Rows from a dataset of charts and code
++++++++++++++++++++

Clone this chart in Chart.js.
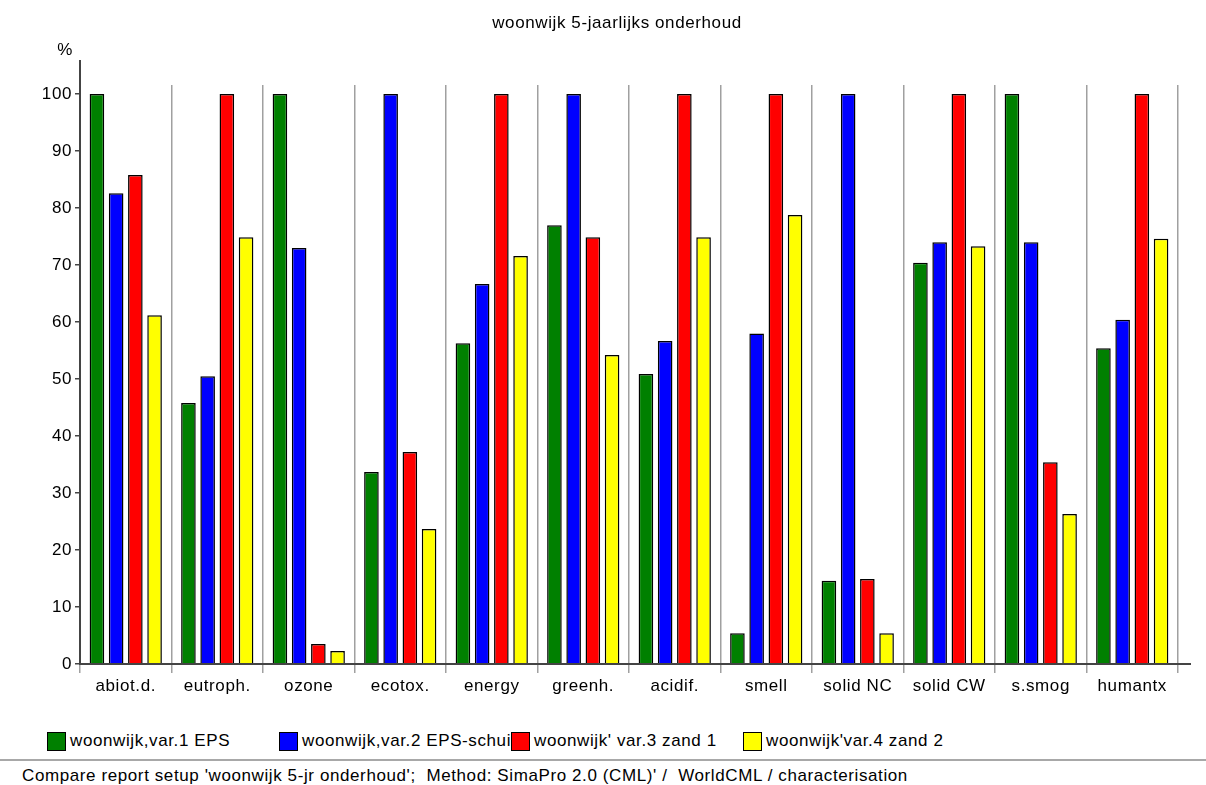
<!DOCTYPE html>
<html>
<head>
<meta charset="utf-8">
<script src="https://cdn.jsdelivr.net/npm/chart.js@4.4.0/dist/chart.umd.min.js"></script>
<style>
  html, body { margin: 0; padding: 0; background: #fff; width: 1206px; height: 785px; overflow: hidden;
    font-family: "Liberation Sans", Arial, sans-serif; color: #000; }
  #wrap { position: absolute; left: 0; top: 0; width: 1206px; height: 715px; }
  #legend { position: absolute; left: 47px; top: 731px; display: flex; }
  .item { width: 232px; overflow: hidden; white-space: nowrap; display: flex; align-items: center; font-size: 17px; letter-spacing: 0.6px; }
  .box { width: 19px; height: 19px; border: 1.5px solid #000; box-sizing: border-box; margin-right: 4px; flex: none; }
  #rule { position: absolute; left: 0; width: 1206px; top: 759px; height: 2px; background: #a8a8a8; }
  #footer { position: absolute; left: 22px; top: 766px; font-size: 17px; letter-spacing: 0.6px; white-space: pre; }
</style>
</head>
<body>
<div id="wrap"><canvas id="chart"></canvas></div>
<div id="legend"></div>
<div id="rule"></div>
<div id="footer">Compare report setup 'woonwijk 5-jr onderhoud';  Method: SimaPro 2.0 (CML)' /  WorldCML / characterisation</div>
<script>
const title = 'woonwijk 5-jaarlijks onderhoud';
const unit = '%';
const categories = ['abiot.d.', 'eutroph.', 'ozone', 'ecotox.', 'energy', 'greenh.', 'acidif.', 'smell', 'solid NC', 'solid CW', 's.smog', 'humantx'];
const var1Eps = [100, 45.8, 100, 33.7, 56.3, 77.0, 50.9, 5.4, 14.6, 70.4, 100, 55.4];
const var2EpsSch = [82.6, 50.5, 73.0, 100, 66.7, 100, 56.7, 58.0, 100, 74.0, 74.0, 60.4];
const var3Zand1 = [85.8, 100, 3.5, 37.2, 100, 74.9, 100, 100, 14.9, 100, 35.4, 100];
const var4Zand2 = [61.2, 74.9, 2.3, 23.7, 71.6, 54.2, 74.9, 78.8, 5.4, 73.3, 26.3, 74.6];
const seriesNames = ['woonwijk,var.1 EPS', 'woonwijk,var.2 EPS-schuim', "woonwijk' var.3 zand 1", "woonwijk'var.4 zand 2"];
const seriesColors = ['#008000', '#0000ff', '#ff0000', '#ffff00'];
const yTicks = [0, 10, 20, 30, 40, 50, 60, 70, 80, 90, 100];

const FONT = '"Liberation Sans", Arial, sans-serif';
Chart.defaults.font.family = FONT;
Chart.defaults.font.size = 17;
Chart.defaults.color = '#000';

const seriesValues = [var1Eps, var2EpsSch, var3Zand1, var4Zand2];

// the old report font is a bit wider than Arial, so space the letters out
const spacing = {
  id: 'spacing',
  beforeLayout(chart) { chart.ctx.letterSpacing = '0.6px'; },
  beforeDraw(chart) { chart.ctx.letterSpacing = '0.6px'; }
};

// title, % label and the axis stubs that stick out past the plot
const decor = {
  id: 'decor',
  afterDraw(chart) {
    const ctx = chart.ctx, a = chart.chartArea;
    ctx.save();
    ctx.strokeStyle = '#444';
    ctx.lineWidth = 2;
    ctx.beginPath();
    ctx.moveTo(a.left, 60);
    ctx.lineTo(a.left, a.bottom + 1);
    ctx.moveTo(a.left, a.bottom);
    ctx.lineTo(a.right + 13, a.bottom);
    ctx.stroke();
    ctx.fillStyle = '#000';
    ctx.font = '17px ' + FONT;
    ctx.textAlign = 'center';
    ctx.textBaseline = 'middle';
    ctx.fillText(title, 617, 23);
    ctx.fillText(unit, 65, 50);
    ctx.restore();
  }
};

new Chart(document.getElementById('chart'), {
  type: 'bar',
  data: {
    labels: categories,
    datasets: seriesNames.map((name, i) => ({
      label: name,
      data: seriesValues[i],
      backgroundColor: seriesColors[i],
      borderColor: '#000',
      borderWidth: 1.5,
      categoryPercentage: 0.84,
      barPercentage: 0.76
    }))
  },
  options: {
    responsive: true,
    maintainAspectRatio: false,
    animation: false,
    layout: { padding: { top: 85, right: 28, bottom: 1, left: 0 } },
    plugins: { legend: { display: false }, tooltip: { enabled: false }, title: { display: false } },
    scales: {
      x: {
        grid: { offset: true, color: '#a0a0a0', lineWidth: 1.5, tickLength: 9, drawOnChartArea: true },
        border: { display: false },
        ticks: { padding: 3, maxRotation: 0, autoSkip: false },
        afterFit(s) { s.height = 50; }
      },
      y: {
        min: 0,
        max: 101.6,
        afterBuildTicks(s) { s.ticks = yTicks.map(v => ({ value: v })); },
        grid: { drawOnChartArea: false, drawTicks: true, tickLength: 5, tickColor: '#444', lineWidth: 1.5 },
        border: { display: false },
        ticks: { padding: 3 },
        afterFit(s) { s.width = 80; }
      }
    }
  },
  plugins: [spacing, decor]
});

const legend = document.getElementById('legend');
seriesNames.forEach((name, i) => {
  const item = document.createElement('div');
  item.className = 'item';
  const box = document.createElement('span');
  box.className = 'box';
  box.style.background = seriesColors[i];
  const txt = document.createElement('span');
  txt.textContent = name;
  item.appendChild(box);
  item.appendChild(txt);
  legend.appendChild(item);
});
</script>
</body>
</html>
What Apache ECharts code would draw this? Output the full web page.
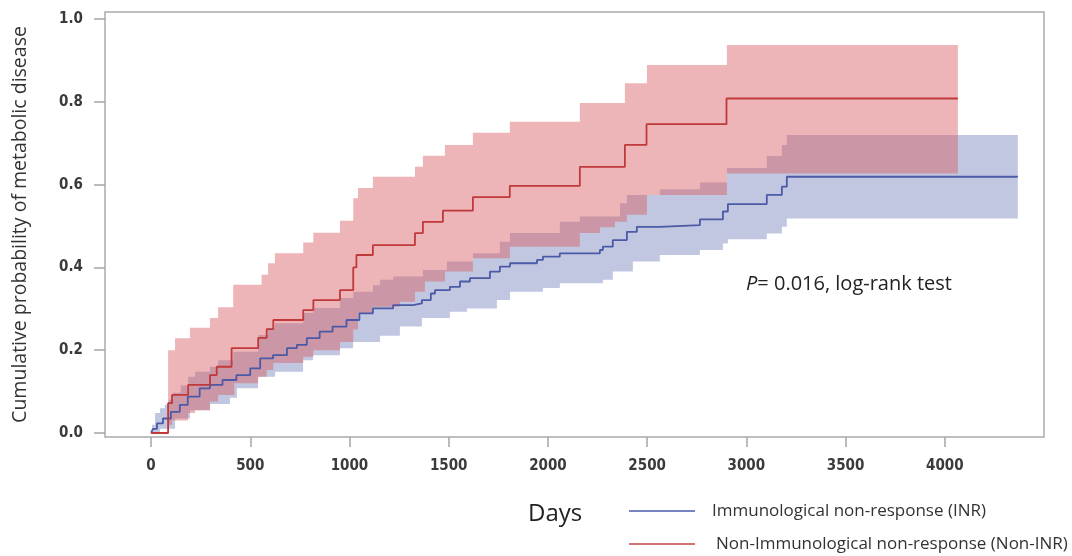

++++++++++++++++++++

» **WHAT THE TASK ASKS**
Gather up, from the records above, each line where the word "this" appears.

» **CORRECT OUTPUT**
Clone this chart in Chart.js.
What Apache ECharts code would draw this? Output the full web page.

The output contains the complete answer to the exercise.